NON-ENFORCEMENT BOUNDARY & REFUSAL DOCTRINE
SIGNET is expressly designed so that it does not function as a law-enforcement, policing, or coercive system. Its purpose is safety governance, corroboration, and accountability,not authority execution, targeting, or punishment. This boundary is not rhetorical. It is structurally enforced.
Non-Enforcement Perimeter
SIGNET operates within a clearly defined non-enforcement perimeter. It does not possess, claim, or simulate powers associated with policing, adjudication, or compulsory action. The system cannot issue commands to people, initiate interventions, or take actions that alter legal standing, rights, or outcomes.
Interpretive, Not Determinative
Visual intelligence generated by SIGNET is interpretive and corroborative, not determinative. It may support understanding of events, environmental states, or operational conditions, but it does not decide guilt, intent, or response authority. Any action taken as a result of intelligence remains the responsibility of human leadership operating under applicable laws, policies, and institutional procedures.
No Autonomous Escalation
SIGNET does not autonomously escalate events to authorities, initiate enforcement workflows, or trigger punitive responses. Where integration with emergency or public safety protocols exists, it functions strictly as an information provider under explicit authorization, never as an initiator or controller of enforcement action.
Refusal Doctrine
The system is also governed by a refusal doctrine. SIGNET is designed to decline deployment, activation, or continued operation in contexts that conflict with its safety-governance mandate. This includes, but is not limited to:
- Attempts to use visual intelligence for profiling, coercion, or intimidation
- Deployment in spaces where consent, legality, or proportionality cannot be assured
- Requests to repurpose intelligence outputs for disciplinary, punitive, or retaliatory objectives
- Efforts to bypass governance controls, auditability, or authorization pathways
Refusal is treated as a designed operational outcome, not an error condition. When refusal thresholds are met, SIGNET constrains or suspends relevant functions and signals governance review without executing or enabling disputed activity.
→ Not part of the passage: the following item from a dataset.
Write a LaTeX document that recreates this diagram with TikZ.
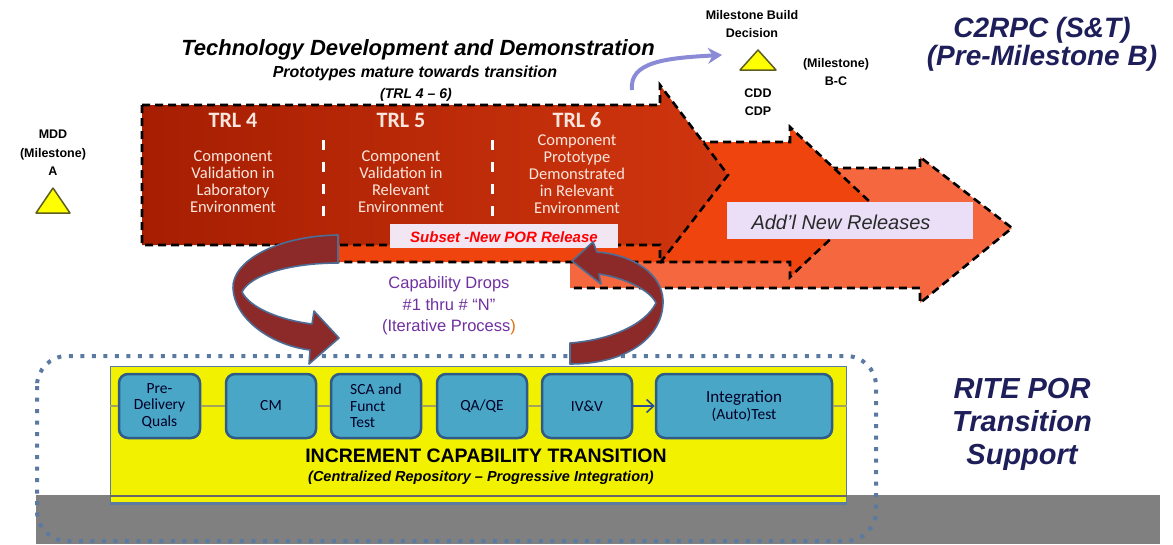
\documentclass[tikz,border=0pt]{standalone}
\usepackage{fontspec}
\setmainfont{Liberation Sans}
\newfontfamily\carl{Carlito}
\usetikzlibrary{arrows.meta}
\definecolor{navy}{HTML}{1E1E5A}
\definecolor{trlL}{HTML}{A61E02}
\definecolor{trlR}{HTML}{D0360E}
\definecolor{arrB}{HTML}{F0440F}
\definecolor{arrC}{HTML}{F5673F}
\definecolor{ribred}{HTML}{8C2A2A}
\definecolor{ribedge}{HTML}{4D6D96}
\definecolor{ylw}{HTML}{F2F200}
\definecolor{boxfill}{HTML}{4AA6C6}
\definecolor{boxedge}{HTML}{2E5B88}
\definecolor{khaki}{HTML}{A3A35A}
\definecolor{framec}{HTML}{5A7AA2}
\definecolor{purp}{HTML}{7030A0}
\definecolor{lav}{HTML}{EADFF6}
\definecolor{lavR}{HTML}{F3E6F3}
\definecolor{msarrow}{HTML}{8A8AD6}
\definecolor{trltext}{HTML}{FBE6DD}
\definecolor{tri}{HTML}{FFFF00}
\definecolor{triedge}{HTML}{5E5E22}
\definecolor{bandgray}{HTML}{808080}
\definecolor{arrowblue}{HTML}{2B4C9A}
\definecolor{addltext}{HTML}{2A2A2A}
\definecolor{orng}{HTML}{E46C0A}
\newcommand\myfs[2]{\fontsize{#1}{#2}\selectfont}
\begin{document}
\begin{tikzpicture}[x=1pt,y=-1pt,
  lbl/.style={inner sep=0pt, align=center},
  dashedge/.style={draw=black, line width=2.6pt, dash pattern=on 8pt off 5pt, line join=miter},
  ribbon/.style={fill=ribred, draw=ribedge, line width=1.6pt, line join=round},
  stepbox/.style={draw=boxedge, line width=2.5pt, fill=boxfill, rounded corners=9pt,
     minimum height=64pt, inner sep=2pt, align=center, font=\carl\myfs{15.5}{16.5}, text={black!85!blue}},
  trlhead/.style={lbl, text=trltext, font=\carl\bfseries\myfs{22}{24}},
  trldesc/.style={lbl, text=trltext, font=\carl\myfs{16.5}{17}},
  mstxt/.style={lbl, font=\bfseries\myfs{12.5}{18.5}},
  bigtxt/.style={lbl, text=navy, font=\bfseries\itshape\myfs{28}{28}},
  tritri/.style={fill=tri, draw=triedge, line width=1.5pt, line join=round},
  sep/.style={white, line width=3pt, dash pattern=on 10pt off 12pt}
]
\useasboundingbox (0,0) rectangle (1173,544);

% grey band at the bottom
\fill[bandgray] (36,495) rectangle (1160,544);

% dotted frame
\draw[framec, line width=4pt, dash pattern=on 4pt off 7.5pt, rounded corners=30pt] (37,356) rectangle (876,541);

% yellow panel
\node[draw=framec, line width=1pt, fill=ylw, minimum width=736pt, minimum height=137pt, inner sep=0pt] (yl) at (478,434.5) {};
\draw[bandgray!80!black, line width=1.5pt] (yl.west |- 0,496) -- (yl.east |- 0,496);
\draw[framec, line width=2.5pt] (yl.south west) -- (yl.south east);

% process boxes
\node[stepbox, minimum width=81pt] (b1) at (159.5,406) {Pre-\\Delivery\\Quals};
\node[stepbox, minimum width=90pt] (b2) at (271,406) {CM};
\node[stepbox, minimum width=90pt, align=left] (b3) at (376,406) {SCA and\\Funct\\Test};
\node[stepbox, minimum width=90pt] (b4) at (482,406) {QA/QE};
\node[stepbox, minimum width=90pt] (b5) at (587,406) {IV\&V};
\node[stepbox, minimum width=176pt] (b6) at (744,406) {{\myfs{17}{22}Integration}\\(Auto)Test};

\draw[khaki, line width=2.5pt] (yl.west |- b1.west) -- (b1.west);
\draw[khaki, line width=2.5pt] (b1) -- (b2);
\draw[khaki, line width=2.5pt] (b2) -- (b3);
\draw[khaki, line width=2.5pt] (b3) -- (b4);
\draw[khaki, line width=2.5pt] (b4) -- (b5);
\draw[khaki, line width=2.5pt] (b6.east) -- (yl.east |- b6.east);
\draw[arrowblue, line width=1.6pt, -{Straight Barb[length=7pt,width=13pt]}] (b5) -- (b6);

\node[lbl, font=\bfseries\myfs{19.5}{20}] (inc) at (486,456) {INCREMENT CAPABILITY TRANSITION};
\node[lbl, font=\bfseries\itshape\myfs{14.5}{16}] (cent) at (481,478) {(Centralized Repository – Progressive Integration)};

% big release arrows
\fill[arrC] (570,168) -- (920,168) -- (920,157) -- (1012,228) -- (920,303) -- (920,288) -- (570,288) -- cycle;
\draw[dashedge] (570,168) -- (920,168) -- (920,157) -- (1012,228) -- (920,303) -- (920,288) -- (570,288);
\fill[arrB] (320,142) -- (790,142) -- (790,127) -- (870,202) -- (790,277) -- (790,262) -- (320,262) -- cycle;
\draw[dashedge] (320,142) -- (790,142) -- (790,127) -- (870,202) -- (790,277) -- (790,262) -- (320,262);
\shade[left color=trlL, right color=trlR] (142,105) -- (660,105) -- (660,85) -- (728,175) -- (660,263) -- (660,245) -- (142,245) -- cycle;
\draw[dashedge] (142,105) -- (660,105) -- (660,85) -- (728,175) -- (660,263) -- (660,245) -- (142,245) -- cycle;

% TRL contents
\node[trlhead] (trl4) at (233,120) {TRL 4};
\node[trlhead] (trl5) at (401,120) {TRL 5};
\node[trlhead] (trl6) at (577,120) {TRL 6};
\node[trldesc, anchor=north] (d4) at (233,151) {Component\\Validation in\\Laboratory\\Environment};
\node[trldesc, anchor=north] (d5) at (401,151) {Component\\Validation in\\Relevant\\Environment};
\node[trldesc, anchor=north] (d6) at (577,135) {Component\\Prototype\\Demonstrated\\in Relevant\\Environment};
\draw[sep] (323,140) -- (323,216);
\draw[sep] (492,140) -- (492,216);

% label boxes
\node[fill=lavR, minimum width=228pt, minimum height=24pt, inner sep=0pt] (sub) at (504,236) {};
\node[lbl, text=red, font=\bfseries\itshape\myfs{15}{16}] (subt) at (504,237) {Subset -New POR Release};
\node[fill=lav, minimum width=246pt, minimum height=37pt, inner sep=0pt] (addl) at (850,220.5) {};
\node[lbl, text=addltext, font=\itshape\myfs{20}{22}] (addlt) at (841,222) {Add'l New Releases};

% curved iteration ribbons
\draw[ribbon] (338,235) .. controls (275,236) and (232,262) .. (233,288)
   .. controls (234,318) and (270,345) .. (310,350) -- (309,364) -- (339,338) -- (314,311) -- (312,324)
   .. controls (280,320) and (250,308) .. (242,292) .. controls (250,275) and (290,263) .. (338,263) -- cycle;
\draw[ribbon] (570,364) .. controls (630,364) and (664,335) .. (663,300)
   .. controls (662,275) and (635,255) .. (597,252) -- (593,242) -- (572,261) -- (601,284) -- (599,274)
   .. controls (625,278) and (650,290) .. (656,303) .. controls (645,325) and (610,340) .. (570,343) -- cycle;

\node[lbl, text=purp, font=\myfs{16.5}{21.5}] (cap) at (449,306) {Capability Drops\\\#1 thru \# “N”\\(Iterative Process\textcolor{orng}{)}};

% titles
\node[lbl, font=\bfseries\itshape\myfs{22}{22}] (title) at (418,50) {Technology Development and Demonstration};
\node[lbl, font=\bfseries\itshape\myfs{16}{16}] (sub1) at (415,73) {Prototypes mature towards transition};
\node[lbl, font=\bfseries\itshape\myfs{14}{14}] (sub2) at (416,95) {(TRL 4 – 6)};

% milestones
\node[mstxt] (mdd) at (53,153) {MDD\\(Milestone)\\A};
\draw[tritri] (53,188) -- (70,213) -- (36,213) -- cycle;
\coordinate (mddtri) at (53,200);

\node[mstxt] (mbd) at (752,24) {Milestone Build\\Decision};
\draw[tritri] (758,50) -- (776,70) -- (740,70) -- cycle;
\coordinate (bctri) at (722,55);
\node[mstxt] (bc) at (836,72) {(Milestone)\\B-C};
\node[mstxt] (cdd) at (758,102) {CDD\\CDP};
\coordinate (mstart) at (632,90);
\draw[msarrow, line width=4pt, -{Stealth[length=14pt,width=16pt]}] (mstart) .. controls (629,62) and (665,58) .. (bctri);

% side captions
\node[bigtxt] (c2) at (1042,44) {C2RPC (S\&T)\\(Pre-Milestone B)};
\node[bigtxt, font=\bfseries\itshape\myfs{29}{33}] (rite) at (1022,424) {RITE POR\\Transition\\Support};
\end{tikzpicture}
\end{document}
No Latent Enforcement Capability
Critically, SIGNET does not adapt itself to enforcement roles over time. There is no latent capability that can be “switched on” silently. Expansion into enforcement-adjacent use cases requires explicit architectural change, contractual alignment, and legal authorization,outside the scope of SIGNET’s doctrine.
This separation protects not only individuals and occupants, but also clients and institutions from unintended liability, regulatory exposure, and mission drift. SIGNET cannot initiate enforcement action, cannot issue directives to individuals, and does not replace or simulate the authority of public institutions.
Hard Boundary Between Intelligence and Authority
Through this doctrine, SIGNET maintains a hard boundary between intelligence and authority:
- Intelligence informs
- Humans decide
- Institutions act
At no point does the system collapse these roles.
Operational Boundaries
- SIGNET does not perform policing, adjudication, or enforcement
- It does not autonomously act on individuals or groups
- It does not escalate to authorities without explicit, human-authorized process
- It refuses misuse, scope creep, and unlawful deployment contexts
- Refusal and suspension are logged, auditable governance states
Design Commitments
- ✓No enforcement powers claimed or implied
- ✓No autonomous intervention or coercive capability
- ✓Explicit refusal doctrine for misuse and overreach
- ✓Clear separation between intelligence, decision, and action
- ✓Liability-reducing design for clients and operators
This section describes system doctrine and governance boundaries. Technical parameters and implementation details are disclosed only under contractual NDA.